#### [Data extract]
>>>
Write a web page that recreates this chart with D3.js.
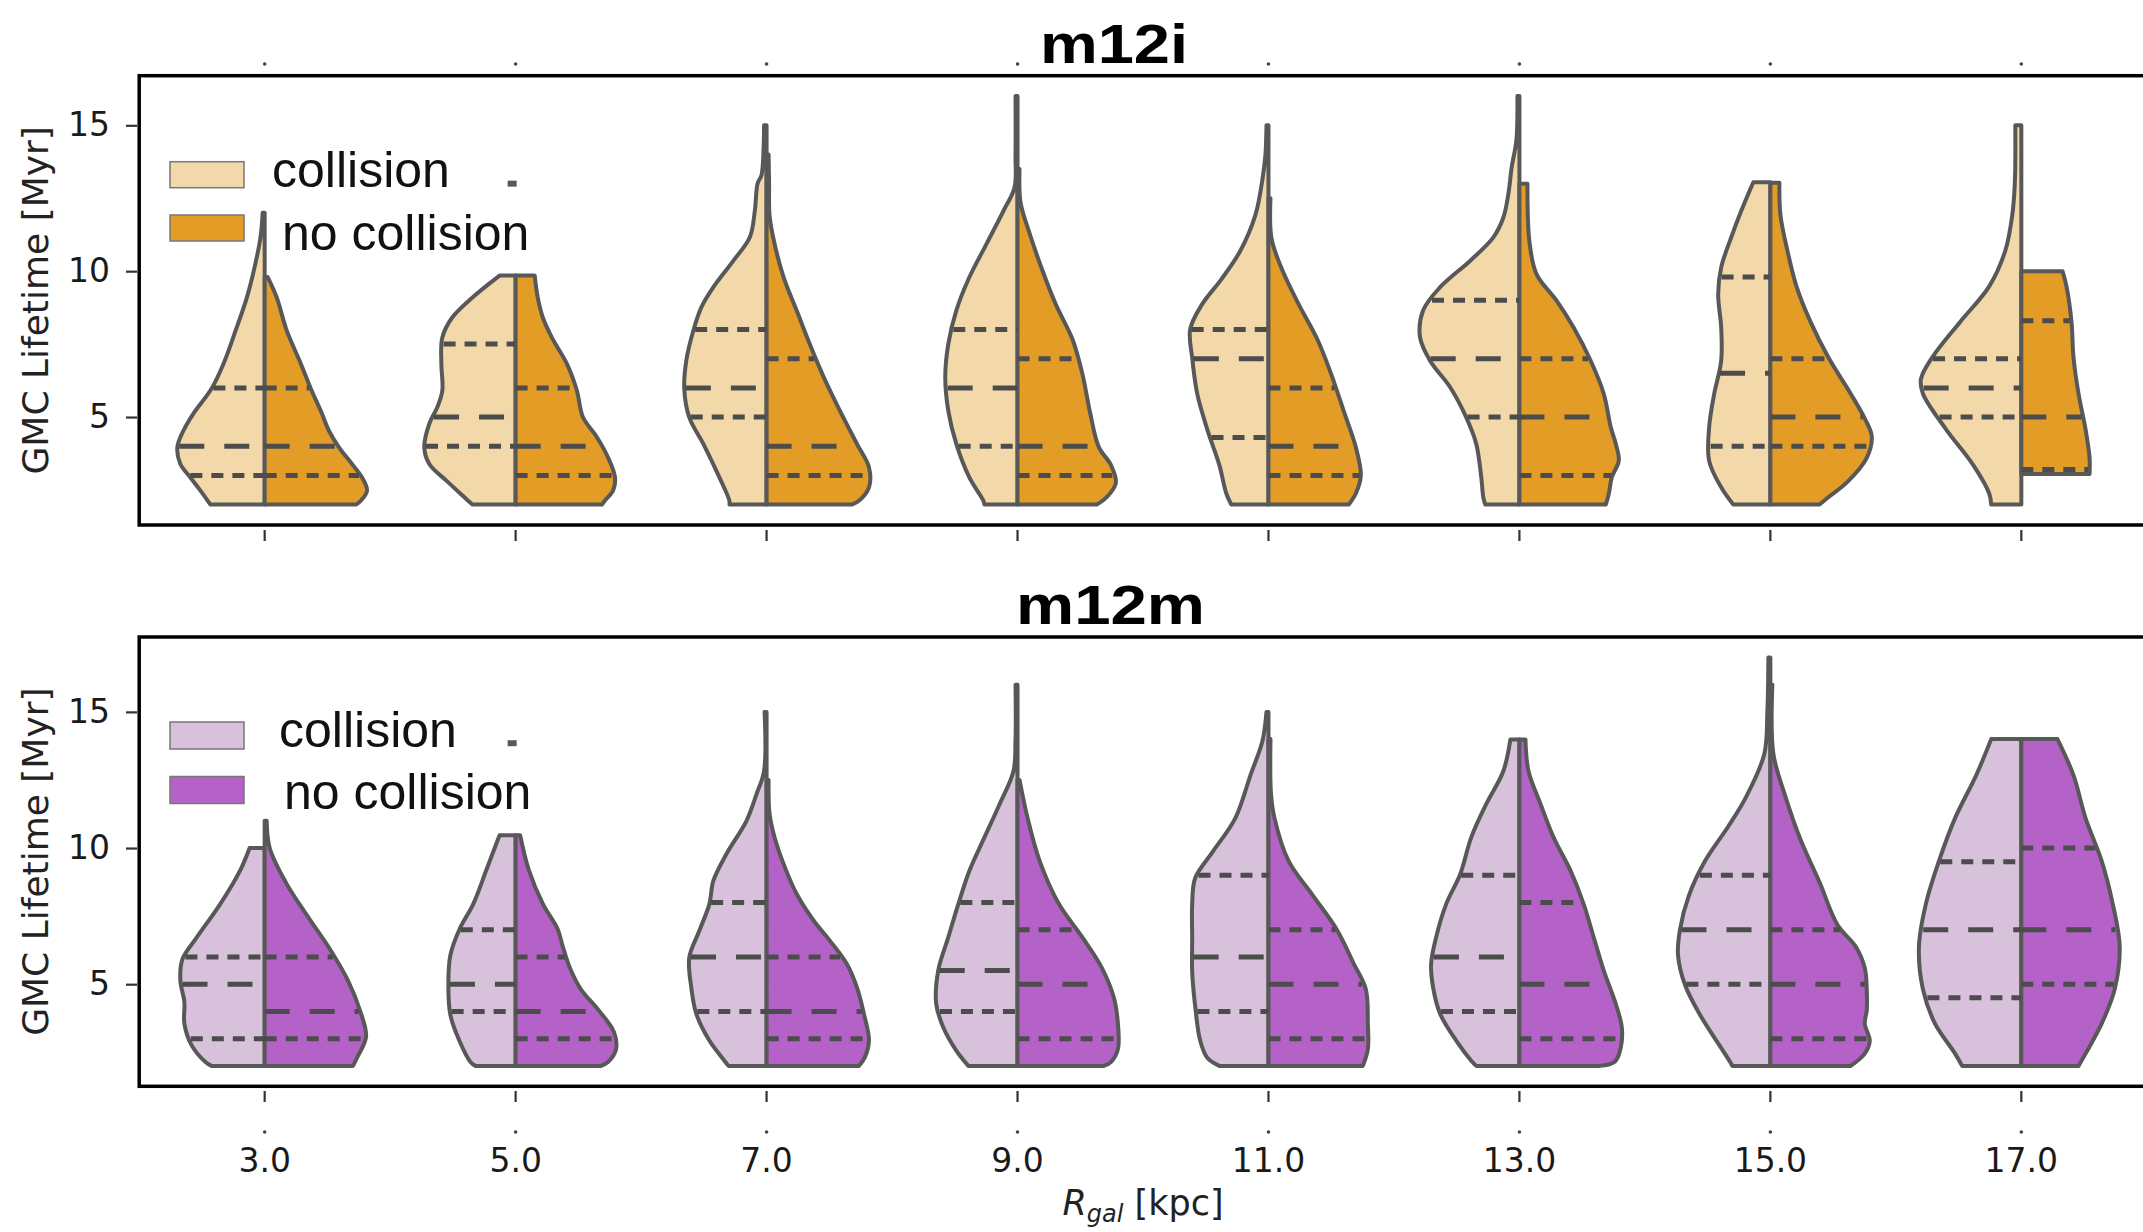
<!DOCTYPE html>
<html><head><meta charset="utf-8">
<script src="https://cdn.jsdelivr.net/npm/d3@7"></script>
<style>body{margin:0;background:#fff}</style>
</head><body>
<svg id="chart" width="2143" height="1232"></svg>
<script>
// ---------------- DATA ----------------
const categories = ['3.0','5.0','7.0','9.0','11.0','13.0','15.0','17.0'];
const yTickValues = [5, 10, 15];
const legendLabels = ['collision', 'no collision'];
const panelTitles = ['m12i', 'm12m'];

// density profiles: [lifetime (Myr), relative density (0-100)] from bottom to top
const m12iCollision = [
  [[2,54],[2.48,64],[2.93,74],[3.39,84],[3.96,87],[4.53,81],[5.12,71],[5.97,53],[6.83,41],[7.96,29],[9.1,17.7],[10.25,9.3],[11.2,4],[12,2]],
  [[2,43],[2.25,51],[2.82,69],[3.39,86],[3.96,91],[4.77,86],[5.34,78],[5.91,73],[6.83,74],[7.73,73],[8.42,63],[9.1,43],[9.85,16]],
  [[2,37],[2.13,37],[2.93,47],[4.08,63],[4.99,77],[5.96,82],[6.93,80],[7.96,73],[8.76,65],[9.45,53],[10.36,33],[11.16,16.7],[12.07,11.7],[13,9],[13.3,5],[14.2,3],[15,2.5]],
  [[2,33],[2.13,34],[2.93,48],[4.08,61],[5.22,69],[6.36,72],[7.5,69],[8.65,61],[9.79,48],[10.93,31],[12.07,14],[12.87,3],[14,2],[16,2]],
  [[2,37],[2.38,42],[3.36,49],[4.58,61],[5.8,71],[7.03,76],[8.01,78],[8.87,66],[9.72,47],[10.7,28],[11.93,13],[13.15,6],[14,3],[15,2]],
  [[2,34],[2.25,36],[2.93,38],[4.08,43],[4.99,53],[6.02,69],[6.93,89],[7.73,99],[8.65,96],[9.45,79],[10.36,49],[11.16,26],[11.84,16],[12.65,11],[13.56,7.7],[14.5,3],[16,2]],
  [[2,37],[2.59,49],[3.5,61],[4.65,61],[5.79,56],[6.93,49],[8.07,49],[9.22,52],[10.13,49],[11.16,39],[12.07,29],[13.05,17]],
  [[2,30],[2.38,32],[3.36,48],[4.58,75],[5.8,98],[6.3,100],[7.03,89],[8.26,61],[9.48,32],[10.7,16],[11.93,9],[13,6.5],[15,6]]
];
const m12iNoCollision = [
  [[2,91],[2.14,96],[2.48,102],[2.93,97],[3.39,87],[3.96,74],[4.53,64],[5.12,57],[5.97,46],[6.83,36],[7.96,22],[9.1,12],[9.8,3]],
  [[2,86],[2.14,89],[2.48,97],[2.93,99],[3.62,92],[4.31,81],[5.0,67],[5.91,61],[6.83,51],[7.73,36],[8.42,27],[9.1,22],[9.85,19]],
  [[2,85],[2.13,92],[2.59,102],[3.28,102],[4.08,90],[5.22,73],[6.36,57],[7.5,43],[8.65,30],[9.79,17],[10.93,8],[11.9,3],[13,2.5],[14,2]],
  [[2,79],[2.26,89],[2.75,98],[3.36,93],[3.97,81],[5.2,72],[6.42,65],[7.64,55],[8.87,38],[10.1,24],[11.3,12],[12.36,3],[13.5,2]],
  [[2,80],[2.38,87],[3.0,92],[3.97,87],[5.2,75],[6.42,63],[7.64,49],[8.87,30],[10.1,13],[11.13,3],[12.5,2]],
  [[2,86],[2.36,89],[2.93,92],[3.5,99],[4.08,96],[4.65,91],[5.8,84],[6.93,71],[8.07,54],[8.99,37],[9.9,17],[11,10],[13,8]],
  [[2,49],[2.26,58],[2.75,76],[3.6,96],[4.34,101],[4.95,94],[5.8,80],[7.03,58],[8.26,40],[9.48,26],[10.7,17],[11.93,10],[13.03,9]],
  [[3.05,68],[3.6,68],[4.58,64],[5.8,57],[7.03,52],[8.26,50],[9.48,45],[10,41]]
];
// quartiles [Q1, median, Q3]
const m12iCollisionQuartiles = [[3,4,6],[4,5,7.5],[5,6,8],[4,6,8],[4.3,7,8],[5,7,9],[4,6.5,9.8],[5,6,7]];
const m12iNoCollisionQuartiles = [[3,4,6],[3,4,6],[3,4,7],[3,4,7],[3,4,6],[3,5,7],[4,5,7],[3.2,5,8.3]];

const m12mCollision = [
  [[2,53],[2.14,59],[2.77,73],[3.55,80],[4.34,80],[5.13,84],[5.91,82],[6.7,68],[7.96,44],[9.21,24],[10,15]],
  [[2,40],[2.14,45],[2.92,56],[3.87,65],[4.97,67],[6.07,65],[7.01,56],[7.96,42],[9.21,29],[10.47,16]],
  [[2,38],[2.19,42],[2.93,57],[3.91,70],[4.88,75],[5.98,77],[6.96,67],[7.94,57],[8.8,53],[9.78,40],[11,20],[11.98,10],[12.83,2.5],[15,2]],
  [[2,49],[2.56,61],[3.42,74],[4.27,81],[5.5,79],[6.72,69],[7.94,59],[9.16,48],[10.39,33],[11.6,18],[12.83,4],[14,2],[16,2]],
  [[2,49],[2.3,61],[2.92,68],[4.18,73],[5.44,76],[6.7,76],[7.96,76],[8.9,73],[9.84,56],[11.1,33],[12.67,18],[13.93,6],[15,2]],
  [[2,43],[2.19,48],[2.93,63],[3.91,79],[4.88,86],[5.74,88],[6.72,83],[7.94,73],[9.04,59],[10.39,48],[11.62,33],[12.83,16],[13.99,9]],
  [[2,38],[2.14,40],[2.77,51],[3.87,70],[4.97,85],[6.07,92],[7.01,90],[8.27,81],[9.53,65],[10.79,42],[11.89,24],[13.46,6],[15,3],[17,2]],
  [[2,59],[2.45,66],[3.55,86],[4.81,98],[6.38,102],[7.96,95],[9.53,82],[11.1,66],[12.67,45],[14,30]]
];
const m12mNoCollision = [
  [[2,88],[2.3,92],[3.08,101],[4.03,95],[5.13,83],[6.23,66],[7.48,43],[8.74,21],[10,5],[11,2]],
  [[2,85],[2.14,92],[2.61,100],[3.24,98],[4.03,83],[4.81,65],[5.6,54],[6.38,47],[7.01,42],[7.96,27],[9.21,13],[10.47,4.5]],
  [[2,92],[2.32,98],[2.93,102],[3.91,97],[4.88,90],[5.74,80],[6.6,63],[7.33,47],[8.31,30],[9.41,17],[10.39,8],[11.25,3],[12.5,2]],
  [[2,86],[2.14,93],[2.61,100],[3.55,100],[4.5,96],[5.6,84],[6.7,65],[7.96,41],[9.53,22],[11.1,10],[12.5,2]],
  [[2,94],[2.61,99],[3.55,99],[4.81,97],[5.75,85],[7.01,68],[8.27,44],[9.53,20],[11.1,6],[12,2.5],[14,2]],
  [[2,80],[2.15,95],[2.68,101],[3.42,102],[4.27,96],[5.5,84],[6.72,74],[7.94,64],[9.16,51],[10.39,34],[11.62,21],[12.83,9],[13.99,6]],
  [[2,80],[2.45,94],[2.92,99],[3.55,94],[4.03,96],[4.81,96],[5.6,94],[6.38,85],[7.17,67],[8.74,49],[10.31,30],[11.89,15],[13.46,3],[16,2]],
  [[2,57],[2.45,64],[3.55,80],[4.81,93],[6.38,98],[7.96,91],[9.53,80],[11.1,64],[12.67,52],[14,36]]
];
const m12mCollisionQuartiles = [[3,5,6],[4,5,7],[4,6,8],[4,5.5,8],[4,6,9],[4,6,9],[5,7,9],[4.5,7,9.5]];
const m12mNoCollisionQuartiles = [[3,4,6],[3,4,6],[3,4,6],[3,5,7],[3,5,7],[3,5,8],[3,5,7],[5,7,10]];

// small leftover marks in the figure (category, value)
const m12iStray = [['5.0', 13]];
const m12mStray = [['5.0', 13.85]];

// ---------------- LAYOUT / STYLE ----------------
const svg = d3.select('#chart');
svg.append('rect').attr('width', 2143).attr('height', 1232).attr('fill', '#fff');

const x = d3.scaleBand().domain(categories).range([139.2, 2146.8]);
const cxOf = c => x(c) + x.bandwidth() / 2;
const w = d3.scaleLinear().domain([0, 100]).range([0, x.bandwidth() * 0.4]);

const OUTLINE = '#585858';
const QLINE = '#4c4c4c';
const tickFont = '"DejaVu Sans", sans-serif';
const legendFont = '"Liberation Sans", Arial, sans-serif';

const panels = [
  { title: panelTitles[0], top: 75.7, bottom: 525, series: [m12iCollision, m12iNoCollision],
    quart: [m12iCollisionQuartiles, m12iNoCollisionQuartiles], colors: ['#f3d9aa', '#e39c26'],
    stray: m12iStray, titleX: 1114, titleY: 62.5, titleLen: 148,
    legend: { px: 170, py: [161.7, 215], ph: 26, tx: [272, 282], ty: [187.3, 250] },
    tickY: 530, dotY: 64, labels: false },
  { title: panelTitles[1], top: 637, bottom: 1086.3, series: [m12mCollision, m12mNoCollision],
    quart: [m12mCollisionQuartiles, m12mNoCollisionQuartiles], colors: ['#d7c1db', '#b462c7'],
    stray: m12mStray, titleX: 1110.5, titleY: 624, titleLen: 189,
    legend: { px: 170, py: [722, 776.5], ph: 27, tx: [279, 284], ty: [746.5, 808.6] },
    tickY: 1091, dotY: 1132, labels: true }
];

function hwAt(prof, v) {
  if (v <= prof[0][0]) return prof[0][1];
  for (let i = 1; i < prof.length; i++) {
    if (v <= prof[i][0]) {
      const a = prof[i - 1], b = prof[i];
      const t = (v - a[0]) / (b[0] - a[0]);
      return a[1] + t * (b[1] - a[1]);
    }
  }
  return prof[prof.length - 1][1];
}

panels.forEach(p => {
  const allVals = p.series.flat().flatMap(prof => prof.map(d => d[0]));
  const [lo, hi] = d3.extent(allVals);
  const span = hi - lo;
  const y = d3.scaleLinear().domain([lo - 0.05 * span, hi + 0.05 * span]).range([p.bottom, p.top]);
  const g = svg.append('g');

  // violins
  categories.forEach((c, i) => {
    const cx = cxOf(c);
    [0, 1].forEach(side => {
      const prof = p.series[side][i];
      const sign = side === 0 ? -1 : 1;
      const area = d3.area().curve(d3.curveCatmullRom.alpha(0.5))
        .y(d => y(d[0])).x0(cx).x1(d => cx + sign * w(d[1]));
      g.append('path').attr('d', area(prof))
        .attr('fill', p.colors[side]).attr('stroke', OUTLINE)
        .attr('stroke-width', 4).attr('stroke-linejoin', 'round');
    });
  });
  // quartile lines
  categories.forEach((c, i) => {
    const cx = cxOf(c);
    [0, 1].forEach(side => {
      const prof = p.series[side][i];
      p.quart[side][i].forEach((q, k) => {
        const hw = w(hwAt(prof, q)) - 1.5;
        const x1 = side === 0 ? cx - hw : cx;
        const x2 = side === 0 ? cx : cx + hw;
        g.append('line').attr('x1', x1).attr('x2', x2).attr('y1', y(q)).attr('y2', y(q))
          .attr('stroke', QLINE).attr('stroke-width', 5)
          .attr('stroke-dasharray', k === 1 ? '25,20' : '12,9');
      });
    });
  });
  // stray marks
  p.stray.forEach(([c, v]) => {
    g.append('rect').attr('x', cxOf(c) - 8).attr('y', y(v) - 3).attr('width', 9).attr('height', 6)
      .attr('fill', OUTLINE);
  });

  // frame
  g.append('rect').attr('x', 139.2).attr('y', p.top).attr('width', 2146.8 - 139.2)
    .attr('height', p.bottom - p.top).attr('fill', 'none').attr('stroke', '#000').attr('stroke-width', 3.5);

  // y axis
  const yAxis = d3.axisLeft(y).tickValues(yTickValues).tickSize(11).tickPadding(16).tickFormat(d3.format('d'));
  const ya = g.append('g').attr('transform', 'translate(137,0)').call(yAxis);
  ya.select('.domain').remove();
  ya.selectAll('line').attr('stroke', '#333').attr('stroke-width', 2.2);
  ya.selectAll('text').attr('font-family', tickFont).attr('font-size', 33).attr('fill', '#1a1a1a');

  // x axis
  const xAxis = d3.axisBottom(x).tickSize(11).tickPadding(47)
    .tickFormat(p.labels ? (d => d) : (() => ''));
  const xa = g.append('g').attr('transform', `translate(0,${p.tickY})`).call(xAxis);
  xa.select('.domain').remove();
  xa.selectAll('line').attr('stroke', '#333').attr('stroke-width', 2.2);
  xa.selectAll('text').attr('font-family', tickFont).attr('font-size', 33).attr('fill', '#1a1a1a');

  // tiny dots
  categories.forEach(c => {
    g.append('circle').attr('cx', cxOf(c)).attr('cy', p.dotY).attr('r', 1.8).attr('fill', '#444');
  });

  // y label
  g.append('text').attr('transform', `translate(48,${(p.top + p.bottom) / 2}) rotate(-90)`)
    .attr('text-anchor', 'middle').attr('font-family', tickFont).attr('font-size', 36)
    .attr('fill', '#222').text('GMC Lifetime [Myr]');

  // title
  svg.append('text').attr('x', p.titleX).attr('y', p.titleY).attr('text-anchor', 'middle')
    .attr('font-family', legendFont).attr('font-weight', 'bold').attr('font-size', 55)
    .attr('textLength', p.titleLen).attr('lengthAdjust', 'spacingAndGlyphs')
    .attr('fill', '#000').text(p.title);

  // legend
  [0, 1].forEach(k => {
    g.append('rect').attr('x', p.legend.px).attr('y', p.legend.py[k]).attr('width', 74)
      .attr('height', p.legend.ph).attr('fill', p.colors[k]).attr('stroke', '#777').attr('stroke-width', 1.5);
    g.append('text').attr('x', p.legend.tx[k]).attr('y', p.legend.ty[k])
      .attr('font-family', legendFont).attr('font-size', 50).attr('fill', '#111').text(legendLabels[k]);
  });
});

// x label
const xl = svg.append('text').attr('x', 1143).attr('y', 1215).attr('text-anchor', 'middle')
  .attr('font-family', tickFont).attr('font-size', 35).attr('fill', '#222');
xl.append('tspan').attr('font-style', 'italic').text('R');
xl.append('tspan').attr('font-style', 'italic').attr('font-size', 24).attr('dy', 7).text('gal');
xl.append('tspan').attr('dy', -7).text(' [kpc]');
</script>
</body></html>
<<<
#### [What the exercise asks]
Reproduce the material above from its first line through the line containing "const panelTitles = ['m12i', 'm12m'];", both ends included, and skip every picture.

#### [Response]
Write a web page that recreates this chart with D3.js.
<!DOCTYPE html>
<html><head><meta charset="utf-8">
<script src="https://cdn.jsdelivr.net/npm/d3@7"></script>
<style>body{margin:0;background:#fff}</style>
</head><body>
<svg id="chart" width="2143" height="1232"></svg>
<script>
// ---------------- DATA ----------------
const categories = ['3.0','5.0','7.0','9.0','11.0','13.0','15.0','17.0'];
const yTickValues = [5, 10, 15];
const legendLabels = ['collision', 'no collision'];
const panelTitles = ['m12i', 'm12m'];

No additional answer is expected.